AIM: Quote the whole listing word for word. Do not include the pictures.

########################################

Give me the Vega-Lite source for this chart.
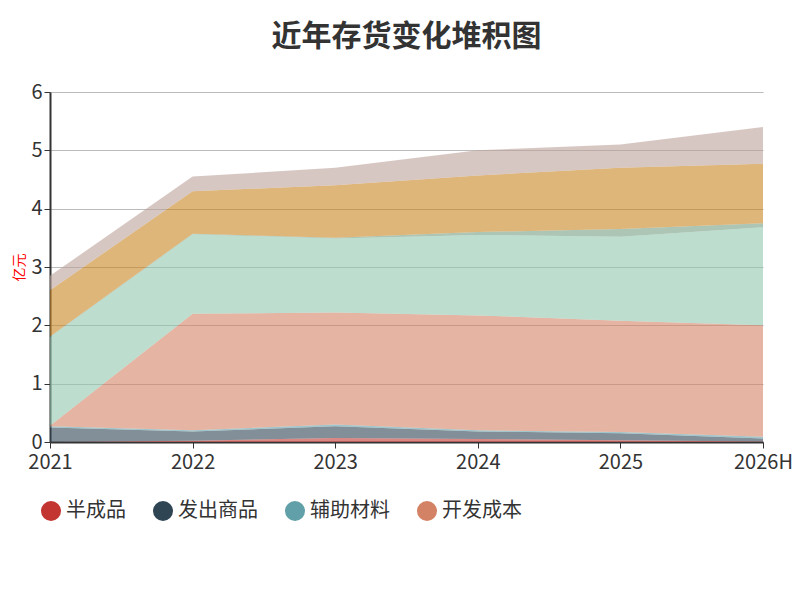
{
  "$schema": "https://vega.github.io/schema/vega-lite/v6.json",
  "background": "white",
  "padding": {"left": 12, "top": 22, "right": 32, "bottom": 10},
  "config": {
    "font": "Noto Sans CJK SC",
    "view": {"stroke": null}
  },
  "title": {
    "text": "制图数据来自恒生聚源数据库",
    "orient": "bottom",
    "anchor": "middle",
    "color": "#c8961e",
    "fontSize": 14,
    "fontWeight": "normal",
    "offset": 108
  },
  "data": {
    "values": [
      {"year": "2021", "name": "半成品", "k": 1, "v": 0.0},
      {"year": "2021", "name": "发出商品", "k": 2, "v": 0.25},
      {"year": "2021", "name": "辅助材料", "k": 3, "v": 0.02},
      {"year": "2021", "name": "开发成本", "k": 4, "v": 0.01},
      {"year": "2021", "name": "库存商品", "k": 5, "v": 1.52},
      {"year": "2021", "name": "在产品", "k": 6, "v": 0.01},
      {"year": "2021", "name": "原材料", "k": 7, "v": 0.79},
      {"year": "2021", "name": "周转材料", "k": 8, "v": 0.25},
      {"year": "2022", "name": "半成品", "k": 1, "v": 0.02},
      {"year": "2022", "name": "发出商品", "k": 2, "v": 0.16},
      {"year": "2022", "name": "辅助材料", "k": 3, "v": 0.02},
      {"year": "2022", "name": "开发成本", "k": 4, "v": 2.0},
      {"year": "2022", "name": "库存商品", "k": 5, "v": 1.36},
      {"year": "2022", "name": "在产品", "k": 6, "v": 0.01},
      {"year": "2022", "name": "原材料", "k": 7, "v": 0.73},
      {"year": "2022", "name": "周转材料", "k": 8, "v": 0.25},
      {"year": "2023", "name": "半成品", "k": 1, "v": 0.07},
      {"year": "2023", "name": "发出商品", "k": 2, "v": 0.2},
      {"year": "2023", "name": "辅助材料", "k": 3, "v": 0.03},
      {"year": "2023", "name": "开发成本", "k": 4, "v": 1.92},
      {"year": "2023", "name": "库存商品", "k": 5, "v": 1.27},
      {"year": "2023", "name": "在产品", "k": 6, "v": 0.01},
      {"year": "2023", "name": "原材料", "k": 7, "v": 0.9},
      {"year": "2023", "name": "周转材料", "k": 8, "v": 0.3},
      {"year": "2024", "name": "半成品", "k": 1, "v": 0.05},
      {"year": "2024", "name": "发出商品", "k": 2, "v": 0.13},
      {"year": "2024", "name": "辅助材料", "k": 3, "v": 0.02},
      {"year": "2024", "name": "开发成本", "k": 4, "v": 1.97},
      {"year": "2024", "name": "库存商品", "k": 5, "v": 1.38},
      {"year": "2024", "name": "在产品", "k": 6, "v": 0.05},
      {"year": "2024", "name": "原材料", "k": 7, "v": 0.97},
      {"year": "2024", "name": "周转材料", "k": 8, "v": 0.43},
      {"year": "2025", "name": "半成品", "k": 1, "v": 0.03},
      {"year": "2025", "name": "发出商品", "k": 2, "v": 0.12},
      {"year": "2025", "name": "辅助材料", "k": 3, "v": 0.02},
      {"year": "2025", "name": "开发成本", "k": 4, "v": 1.91},
      {"year": "2025", "name": "库存商品", "k": 5, "v": 1.44},
      {"year": "2025", "name": "在产品", "k": 6, "v": 0.13},
      {"year": "2025", "name": "原材料", "k": 7, "v": 1.05},
      {"year": "2025", "name": "周转材料", "k": 8, "v": 0.4},
      {"year": "2026H", "name": "半成品", "k": 1, "v": 0.01},
      {"year": "2026H", "name": "发出商品", "k": 2, "v": 0.05},
      {"year": "2026H", "name": "辅助材料", "k": 3, "v": 0.03},
      {"year": "2026H", "name": "开发成本", "k": 4, "v": 1.91},
      {"year": "2026H", "name": "库存商品", "k": 5, "v": 1.68},
      {"year": "2026H", "name": "在产品", "k": 6, "v": 0.07},
      {"year": "2026H", "name": "原材料", "k": 7, "v": 1.02},
      {"year": "2026H", "name": "周转材料", "k": 8, "v": 0.63}
    ]
  },
  "vconcat": [
    {
      "title": {"text": "近年存货变化堆积图", "fontSize": 30, "fontWeight": "bold", "color": "#333333", "offset": 30},
      "width": 713,
      "height": 350,
      "mark": {"type": "area", "opacity": 0.6, "line": false},
      "encoding": {
        "x": {
          "field": "year", "type": "ordinal",
          "scale": {"type": "point", "padding": 0},
          "axis": {"title": null, "labelAngle": 0, "labelFontSize": 20, "labelColor": "#333333", "domainColor": "#333333", "domainWidth": 2, "tickColor": "#333333", "tickSize": 6, "labelPadding": 4}
        },
        "y": {
          "field": "v", "type": "quantitative", "stack": "zero",
          "scale": {"domain": [0, 6]},
          "axis": {"title": "亿元", "titleColor": "#ff0000", "titleFontSize": 14, "titlePadding": 4, "titleFontWeight": "normal", "tickCount": 6, "labelFontSize": 20, "labelColor": "#333333", "domainColor": "#333333", "domainWidth": 2, "tickColor": "#333333", "tickSize": 6, "gridColor": "#bbbbbb"}
        },
        "order": {"field": "k", "type": "quantitative"},
        "color": {
          "field": "name", "type": "nominal",
          "sort": ["半成品", "发出商品", "辅助材料", "开发成本", "库存商品", "在产品", "原材料", "周转材料"],
          "scale": {
            "domain": ["半成品", "发出商品", "辅助材料", "开发成本", "库存商品", "在产品", "原材料", "周转材料"],
            "range": ["#c23531", "#2f4554", "#61a0a8", "#d48265", "#91c7ae", "#749f83", "#ca8622", "#bda29a"]
          },
          "legend": {
            "orient": "none", "legendX": -10, "legendY": 408, "direction": "horizontal", "title": null,
            "values": ["半成品", "发出商品", "辅助材料", "开发成本"],
            "symbolType": "circle", "symbolSize": 400, "symbolOpacity": 1,
            "labelFontSize": 20, "labelColor": "#333333", "columnPadding": 26
          }
        }
      }
    }
  ]
}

########################################

RESPONSE BELOW:
Give me the Vega-Lite source for this chart.
{
  "$schema": "https://vega.github.io/schema/vega-lite/v6.json",
  "background": "white",
  "padding": {"left": 12, "top": 22, "right": 32, "bottom": 10},
  "config": {
    "font": "Noto Sans CJK SC",
    "view": {"stroke": null}
  },
  "title": {
    "text": "制图数据来自恒生聚源数据库",
    "orient": "bottom",
    "anchor": "middle",
    "color": "#c8961e",
    "fontSize": 14,
    "fontWeight": "normal",
    "offset": 108
  },
  "data": {
    "values": [
      {"year": "2021", "name": "半成品", "k": 1, "v": 0.0},
      {"year": "2021", "name": "发出商品", "k": 2, "v": 0.25},
      {"year": "2021", "name": "辅助材料", "k": 3, "v": 0.02},
      {"year": "2021", "name": "开发成本", "k": 4, "v": 0.01},
      {"year": "2021", "name": "库存商品", "k": 5, "v": 1.52},
      {"year": "2021", "name": "在产品", "k": 6, "v": 0.01},
      {"year": "2021", "name": "原材料", "k": 7, "v": 0.79},
      {"year": "2021", "name": "周转材料", "k": 8, "v": 0.25},
      {"year": "2022", "name": "半成品", "k": 1, "v": 0.02},
      {"year": "2022", "name": "发出商品", "k": 2, "v": 0.16},
      {"year": "2022", "name": "辅助材料", "k": 3, "v": 0.02},
      {"year": "2022", "name": "开发成本", "k": 4, "v": 2.0},
      {"year": "2022", "name": "库存商品", "k": 5, "v": 1.36},
      {"year": "2022", "name": "在产品", "k": 6, "v": 0.01},
      {"year": "2022", "name": "原材料", "k": 7, "v": 0.73},
      {"year": "2022", "name": "周转材料", "k": 8, "v": 0.25},
      {"year": "2023", "name": "半成品", "k": 1, "v": 0.07},
      {"year": "2023", "name": "发出商品", "k": 2, "v": 0.2},
      {"year": "2023", "name": "辅助材料", "k": 3, "v": 0.03},
      {"year": "2023", "name": "开发成本", "k": 4, "v": 1.92},
      {"year": "2023", "name": "库存商品", "k": 5, "v": 1.27},
      {"year": "2023", "name": "在产品", "k": 6, "v": 0.01},
      {"year": "2023", "name": "原材料", "k": 7, "v": 0.9},
      {"year": "2023", "name": "周转材料", "k": 8, "v": 0.3},
      {"year": "2024", "name": "半成品", "k": 1, "v": 0.05},
      {"year": "2024", "name": "发出商品", "k": 2, "v": 0.13},
      {"year": "2024", "name": "辅助材料", "k": 3, "v": 0.02},
      {"year": "2024", "name": "开发成本", "k": 4, "v": 1.97},
      {"year": "2024", "name": "库存商品", "k": 5, "v": 1.38},
      {"year": "2024", "name": "在产品", "k": 6, "v": 0.05},
      {"year": "2024", "name": "原材料", "k": 7, "v": 0.97},
      {"year": "2024", "name": "周转材料", "k": 8, "v": 0.43},
      {"year": "2025", "name": "半成品", "k": 1, "v": 0.03},
      {"year": "2025", "name": "发出商品", "k": 2, "v": 0.12},
      {"year": "2025", "name": "辅助材料", "k": 3, "v": 0.02},
      {"year": "2025", "name": "开发成本", "k": 4, "v": 1.91},
      {"year": "2025", "name": "库存商品", "k": 5, "v": 1.44},
      {"year": "2025", "name": "在产品", "k": 6, "v": 0.13},
      {"year": "2025", "name": "原材料", "k": 7, "v": 1.05},
      {"year": "2025", "name": "周转材料", "k": 8, "v": 0.4},
      {"year": "2026H", "name": "半成品", "k": 1, "v": 0.01},
      {"year": "2026H", "name": "发出商品", "k": 2, "v": 0.05},
      {"year": "2026H", "name": "辅助材料", "k": 3, "v": 0.03},
      {"year": "2026H", "name": "开发成本", "k": 4, "v": 1.91},
      {"year": "2026H", "name": "库存商品", "k": 5, "v": 1.68},
      {"year": "2026H", "name": "在产品", "k": 6, "v": 0.07},
      {"year": "2026H", "name": "原材料", "k": 7, "v": 1.02},
      {"year": "2026H", "name": "周转材料", "k": 8, "v": 0.63}
    ]
  },
  "vconcat": [
    {
      "title": {"text": "近年存货变化堆积图", "fontSize": 30, "fontWeight": "bold", "color": "#333333", "offset": 30},
      "width": 713,
      "height": 350,
      "mark": {"type": "area", "opacity": 0.6, "line": false},
      "encoding": {
        "x": {
          "field": "year", "type": "ordinal",
          "scale": {"type": "point", "padding": 0},
          "axis": {"title": null, "labelAngle": 0, "labelFontSize": 20, "labelColor": "#333333", "domainColor": "#333333", "domainWidth": 2, "tickColor": "#333333", "tickSize": 6, "labelPadding": 4}
        },
        "y": {
          "field": "v", "type": "quantitative", "stack": "zero",
          "scale": {"domain": [0, 6]},
          "axis": {"title": "亿元", "titleColor": "#ff0000", "titleFontSize": 14, "titlePadding": 4, "titleFontWeight": "normal", "tickCount": 6, "labelFontSize": 20, "labelColor": "#333333", "domainColor": "#333333", "domainWidth": 2, "tickColor": "#333333", "tickSize": 6, "gridColor": "#bbbbbb"}
        },
        "order": {"field": "k", "type": "quantitative"},
        "color": {
          "field": "name", "type": "nominal",
          "sort": ["半成品", "发出商品", "辅助材料", "开发成本", "库存商品", "在产品", "原材料", "周转材料"],
          "scale": {
            "domain": ["半成品", "发出商品", "辅助材料", "开发成本", "库存商品", "在产品", "原材料", "周转材料"],
            "range": ["#c23531", "#2f4554", "#61a0a8", "#d48265", "#91c7ae", "#749f83", "#ca8622", "#bda29a"]
          },
          "legend": {
            "orient": "none", "legendX": -10, "legendY": 408, "direction": "horizontal", "title": null,
            "values": ["半成品", "发出商品", "辅助材料", "开发成本"],
            "symbolType": "circle", "symbolSize": 400, "symbolOpacity": 1,
            "labelFontSize": 20, "labelColor": "#333333", "columnPadding": 26
          }
        }
      }
    }
  ]
}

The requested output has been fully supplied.